There are a number of reasons why you might answer no comment to police questions in a police interview in England. Some of these reasons include:
You are innocent and do not want to say anything that could incriminate yourself.
You do not remember the events in question.
You are confused about the questions being asked.
You are concerned about the consequences of answering questions.
You want to speak to a solicitor before answering any questions.
During an interview, you have the right to say "no comment" in response to any or all questions posed by the police. This can be a protection against self-incrimination, and it can also be used if legal advice has not been available prior to the interview.

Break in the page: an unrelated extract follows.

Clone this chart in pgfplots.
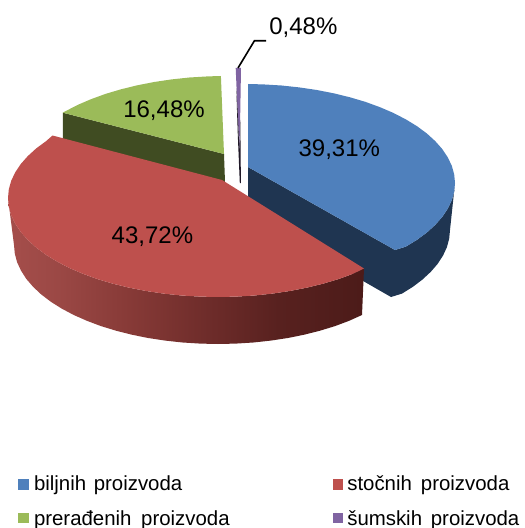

However, it is important to understand that the right to remain silent comes with potential implications. In court, the jury can be allowed to draw adverse inferences from your silence, as outlined in the Criminal Justice and Public Order Act 1994. This means that if you choose to say "no comment" to all questions in a police interview, and later on you introduce a new piece of evidence in court that you could have mentioned during the interview, the court is allowed to consider why you didn't mention it earlier.
This doesn't mean that you will automatically be found guilty if you choose to remain silent, but it can potentially influence how your evidence is perceived.
If you're arrested and brought in for questioning, it's essential to get legal advice before deciding on a "no comment" interview. A solicitor can help you understand the potential implications of remaining silent versus answering questions.